## Exercise requirements
Reproduce each line from the records that holds "this".

## Working data
.....
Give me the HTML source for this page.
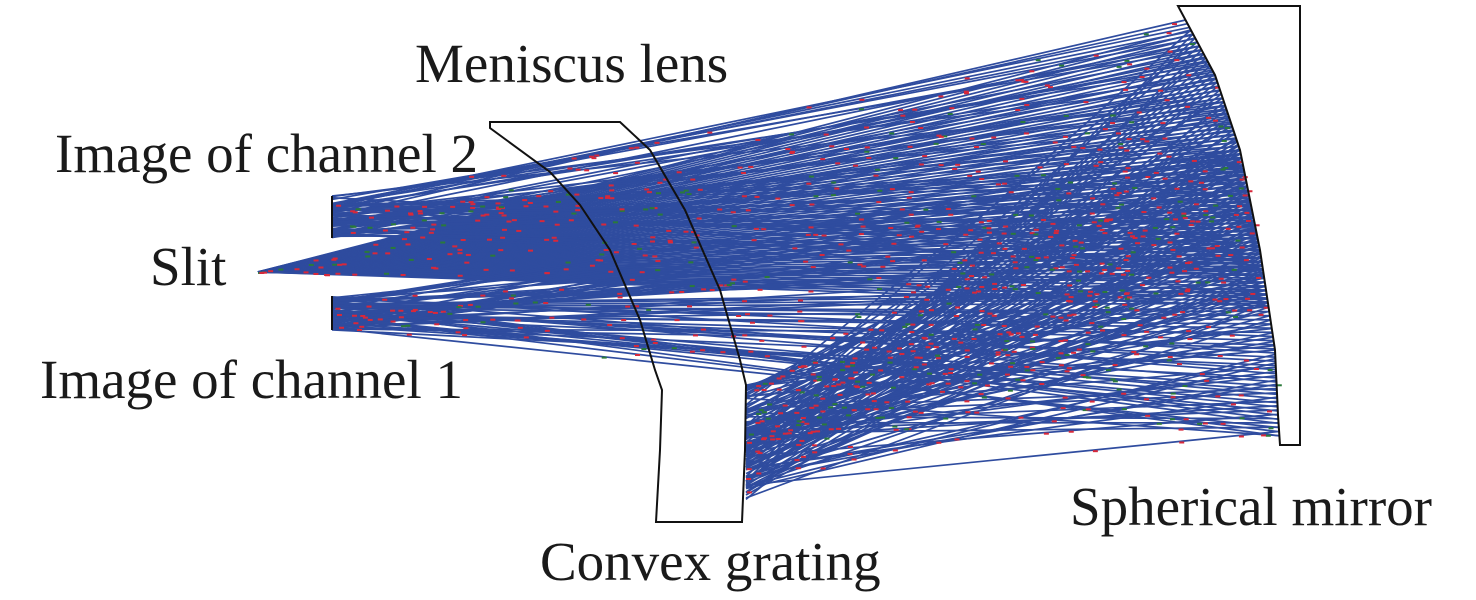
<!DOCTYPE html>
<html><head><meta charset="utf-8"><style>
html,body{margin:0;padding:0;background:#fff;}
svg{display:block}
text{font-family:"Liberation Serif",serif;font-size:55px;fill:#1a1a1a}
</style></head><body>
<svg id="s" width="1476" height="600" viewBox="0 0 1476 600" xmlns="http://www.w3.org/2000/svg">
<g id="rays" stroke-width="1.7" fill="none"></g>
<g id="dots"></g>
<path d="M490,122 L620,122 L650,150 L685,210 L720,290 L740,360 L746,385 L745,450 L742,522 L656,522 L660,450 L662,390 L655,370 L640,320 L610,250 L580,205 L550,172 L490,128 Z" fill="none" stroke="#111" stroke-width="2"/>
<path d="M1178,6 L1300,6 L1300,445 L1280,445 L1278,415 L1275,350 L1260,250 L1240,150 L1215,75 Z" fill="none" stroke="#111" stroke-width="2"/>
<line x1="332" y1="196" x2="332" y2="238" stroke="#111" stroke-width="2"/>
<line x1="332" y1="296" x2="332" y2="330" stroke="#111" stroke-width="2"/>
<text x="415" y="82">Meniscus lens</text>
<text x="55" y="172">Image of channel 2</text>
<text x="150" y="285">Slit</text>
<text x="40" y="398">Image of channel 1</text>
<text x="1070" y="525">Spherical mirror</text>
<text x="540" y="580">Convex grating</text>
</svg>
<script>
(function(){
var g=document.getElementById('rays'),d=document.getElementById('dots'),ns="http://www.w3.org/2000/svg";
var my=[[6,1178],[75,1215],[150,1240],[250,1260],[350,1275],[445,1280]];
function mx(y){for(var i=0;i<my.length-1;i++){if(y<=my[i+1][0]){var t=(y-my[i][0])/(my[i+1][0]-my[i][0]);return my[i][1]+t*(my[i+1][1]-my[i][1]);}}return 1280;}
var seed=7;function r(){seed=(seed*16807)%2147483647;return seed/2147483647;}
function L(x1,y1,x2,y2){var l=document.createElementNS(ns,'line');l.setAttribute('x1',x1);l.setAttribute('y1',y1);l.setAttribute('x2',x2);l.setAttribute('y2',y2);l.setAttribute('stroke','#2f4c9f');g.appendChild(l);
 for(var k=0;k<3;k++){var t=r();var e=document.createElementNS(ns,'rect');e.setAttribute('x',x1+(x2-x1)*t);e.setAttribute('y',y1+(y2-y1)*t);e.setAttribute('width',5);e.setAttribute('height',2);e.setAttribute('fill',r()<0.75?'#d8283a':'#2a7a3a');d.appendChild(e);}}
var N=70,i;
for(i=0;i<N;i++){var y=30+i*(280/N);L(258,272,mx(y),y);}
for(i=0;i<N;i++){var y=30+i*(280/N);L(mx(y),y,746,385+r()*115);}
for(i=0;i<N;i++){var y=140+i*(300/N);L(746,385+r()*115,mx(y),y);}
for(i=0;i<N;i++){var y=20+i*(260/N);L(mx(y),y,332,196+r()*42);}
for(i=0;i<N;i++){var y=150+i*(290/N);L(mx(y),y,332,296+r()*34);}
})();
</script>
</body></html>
.....
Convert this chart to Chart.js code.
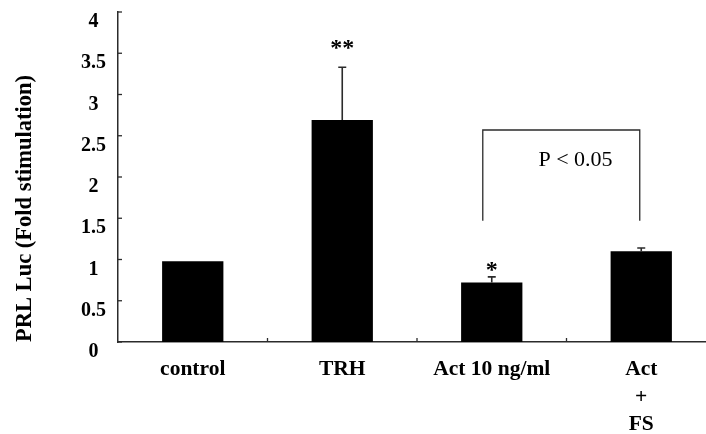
.....
## Result
Give me the HTML source for this page.
Convert this chart to Chart.js code.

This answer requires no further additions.